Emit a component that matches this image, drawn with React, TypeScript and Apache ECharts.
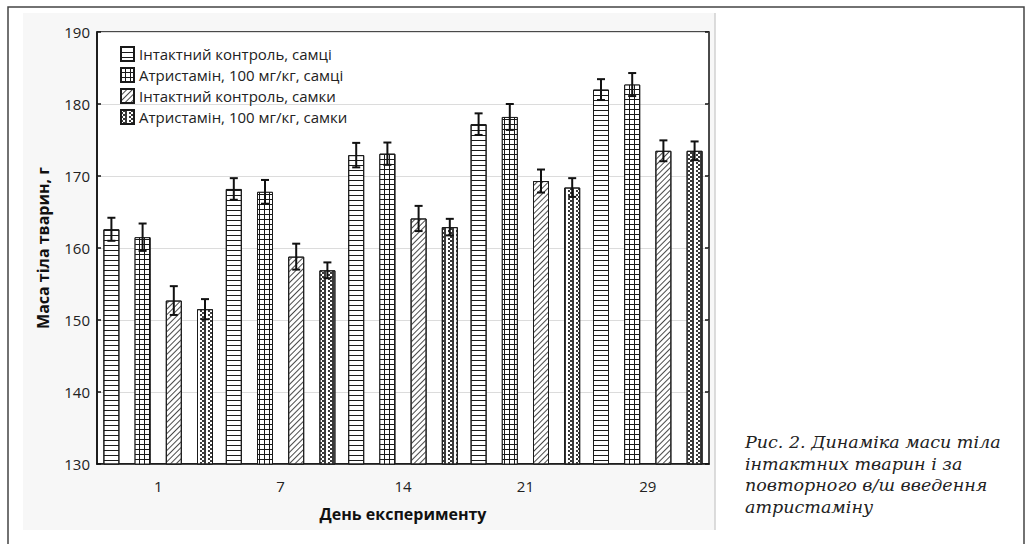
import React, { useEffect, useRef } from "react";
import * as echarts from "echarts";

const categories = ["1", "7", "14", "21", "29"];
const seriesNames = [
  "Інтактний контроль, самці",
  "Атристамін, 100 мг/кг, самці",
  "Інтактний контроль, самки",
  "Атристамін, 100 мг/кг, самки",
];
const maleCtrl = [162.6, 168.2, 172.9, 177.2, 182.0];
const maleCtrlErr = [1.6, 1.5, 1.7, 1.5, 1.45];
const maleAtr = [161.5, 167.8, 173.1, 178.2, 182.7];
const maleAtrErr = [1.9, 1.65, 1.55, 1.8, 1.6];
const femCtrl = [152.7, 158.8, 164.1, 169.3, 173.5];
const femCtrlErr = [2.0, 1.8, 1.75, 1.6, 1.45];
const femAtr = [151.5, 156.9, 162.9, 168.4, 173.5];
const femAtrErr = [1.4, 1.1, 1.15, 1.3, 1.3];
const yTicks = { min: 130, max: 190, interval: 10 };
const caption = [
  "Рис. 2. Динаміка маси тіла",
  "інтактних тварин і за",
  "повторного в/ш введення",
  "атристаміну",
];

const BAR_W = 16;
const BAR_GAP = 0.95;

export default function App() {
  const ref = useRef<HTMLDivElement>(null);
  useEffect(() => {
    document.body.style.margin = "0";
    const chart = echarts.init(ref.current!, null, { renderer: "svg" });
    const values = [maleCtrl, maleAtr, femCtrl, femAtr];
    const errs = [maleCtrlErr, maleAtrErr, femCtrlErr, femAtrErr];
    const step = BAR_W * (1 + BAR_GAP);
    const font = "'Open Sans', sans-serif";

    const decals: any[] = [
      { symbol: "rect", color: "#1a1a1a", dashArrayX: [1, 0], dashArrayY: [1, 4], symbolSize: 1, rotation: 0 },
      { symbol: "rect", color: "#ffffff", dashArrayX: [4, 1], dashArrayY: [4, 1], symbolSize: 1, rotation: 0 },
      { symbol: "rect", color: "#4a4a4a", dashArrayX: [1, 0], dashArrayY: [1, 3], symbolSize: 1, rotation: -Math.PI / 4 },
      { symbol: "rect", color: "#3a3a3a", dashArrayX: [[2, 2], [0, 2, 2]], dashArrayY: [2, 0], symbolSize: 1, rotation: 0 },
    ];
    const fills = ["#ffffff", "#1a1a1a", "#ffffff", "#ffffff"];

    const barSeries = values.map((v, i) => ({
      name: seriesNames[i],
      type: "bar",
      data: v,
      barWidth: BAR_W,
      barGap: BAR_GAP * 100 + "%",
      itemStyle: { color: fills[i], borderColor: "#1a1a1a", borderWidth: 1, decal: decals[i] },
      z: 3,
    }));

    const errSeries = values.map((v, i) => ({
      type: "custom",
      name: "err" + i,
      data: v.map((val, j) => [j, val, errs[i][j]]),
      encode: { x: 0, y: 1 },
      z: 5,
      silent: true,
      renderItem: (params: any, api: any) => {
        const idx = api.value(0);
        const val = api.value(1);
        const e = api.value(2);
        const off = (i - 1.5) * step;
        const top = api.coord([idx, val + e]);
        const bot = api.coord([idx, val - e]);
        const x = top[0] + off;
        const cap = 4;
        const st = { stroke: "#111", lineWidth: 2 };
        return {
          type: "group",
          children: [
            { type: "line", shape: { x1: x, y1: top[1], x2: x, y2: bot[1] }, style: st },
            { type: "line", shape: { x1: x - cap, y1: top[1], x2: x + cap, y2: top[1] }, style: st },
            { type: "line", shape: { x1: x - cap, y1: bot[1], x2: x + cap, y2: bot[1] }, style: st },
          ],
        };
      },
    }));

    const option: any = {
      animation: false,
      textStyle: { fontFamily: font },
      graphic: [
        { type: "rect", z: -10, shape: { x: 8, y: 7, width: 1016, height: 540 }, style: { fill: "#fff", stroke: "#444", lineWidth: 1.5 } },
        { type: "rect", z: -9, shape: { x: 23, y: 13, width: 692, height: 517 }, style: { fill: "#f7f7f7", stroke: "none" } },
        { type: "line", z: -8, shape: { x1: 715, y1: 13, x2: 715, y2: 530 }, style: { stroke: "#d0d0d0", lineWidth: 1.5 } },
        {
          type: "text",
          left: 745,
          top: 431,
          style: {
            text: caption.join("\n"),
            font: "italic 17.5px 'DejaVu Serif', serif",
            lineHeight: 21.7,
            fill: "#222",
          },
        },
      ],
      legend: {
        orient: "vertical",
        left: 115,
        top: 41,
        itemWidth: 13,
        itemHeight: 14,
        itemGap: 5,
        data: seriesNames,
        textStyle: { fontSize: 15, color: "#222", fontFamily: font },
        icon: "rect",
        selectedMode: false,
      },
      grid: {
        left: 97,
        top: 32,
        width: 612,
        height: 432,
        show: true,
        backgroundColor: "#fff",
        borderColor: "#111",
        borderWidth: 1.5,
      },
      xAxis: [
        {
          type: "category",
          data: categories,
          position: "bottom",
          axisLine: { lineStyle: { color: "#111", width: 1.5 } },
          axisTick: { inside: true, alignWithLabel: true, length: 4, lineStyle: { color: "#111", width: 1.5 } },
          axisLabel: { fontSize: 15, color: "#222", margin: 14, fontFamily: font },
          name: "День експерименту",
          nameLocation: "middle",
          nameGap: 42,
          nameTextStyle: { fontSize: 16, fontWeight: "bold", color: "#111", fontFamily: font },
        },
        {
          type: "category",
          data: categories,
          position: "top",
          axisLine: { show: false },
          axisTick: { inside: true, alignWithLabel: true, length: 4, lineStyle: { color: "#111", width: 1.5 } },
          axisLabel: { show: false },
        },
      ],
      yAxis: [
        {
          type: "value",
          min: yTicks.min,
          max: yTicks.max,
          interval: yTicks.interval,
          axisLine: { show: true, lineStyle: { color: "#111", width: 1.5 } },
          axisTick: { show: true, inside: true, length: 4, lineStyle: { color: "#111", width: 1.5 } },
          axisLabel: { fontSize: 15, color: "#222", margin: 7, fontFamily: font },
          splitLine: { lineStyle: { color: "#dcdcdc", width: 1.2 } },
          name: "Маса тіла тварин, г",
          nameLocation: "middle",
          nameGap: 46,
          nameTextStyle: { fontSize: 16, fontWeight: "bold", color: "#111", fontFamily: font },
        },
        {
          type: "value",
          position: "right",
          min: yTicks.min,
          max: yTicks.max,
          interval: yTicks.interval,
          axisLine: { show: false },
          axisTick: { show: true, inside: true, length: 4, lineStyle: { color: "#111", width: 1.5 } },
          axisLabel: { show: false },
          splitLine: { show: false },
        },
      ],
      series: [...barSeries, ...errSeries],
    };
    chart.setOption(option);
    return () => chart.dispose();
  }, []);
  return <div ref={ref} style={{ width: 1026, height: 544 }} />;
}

***

*TASK BRIEF:*
Repeat, with no pictures, each line from the beginning of the data through the line containing "const BAR_GAP = 0.95;", inclusive.

*TASK OUTPUT:*
Emit a component that matches this image, drawn with React, TypeScript and Apache ECharts.
import React, { useEffect, useRef } from "react";
import * as echarts from "echarts";

const categories = ["1", "7", "14", "21", "29"];
const seriesNames = [
  "Інтактний контроль, самці",
  "Атристамін, 100 мг/кг, самці",
  "Інтактний контроль, самки",
  "Атристамін, 100 мг/кг, самки",
];
const maleCtrl = [162.6, 168.2, 172.9, 177.2, 182.0];
const maleCtrlErr = [1.6, 1.5, 1.7, 1.5, 1.45];
const maleAtr = [161.5, 167.8, 173.1, 178.2, 182.7];
const maleAtrErr = [1.9, 1.65, 1.55, 1.8, 1.6];
const femCtrl = [152.7, 158.8, 164.1, 169.3, 173.5];
const femCtrlErr = [2.0, 1.8, 1.75, 1.6, 1.45];
const femAtr = [151.5, 156.9, 162.9, 168.4, 173.5];
const femAtrErr = [1.4, 1.1, 1.15, 1.3, 1.3];
const yTicks = { min: 130, max: 190, interval: 10 };
const caption = [
  "Рис. 2. Динаміка маси тіла",
  "інтактних тварин і за",
  "повторного в/ш введення",
  "атристаміну",
];

const BAR_W = 16;
const BAR_GAP = 0.95;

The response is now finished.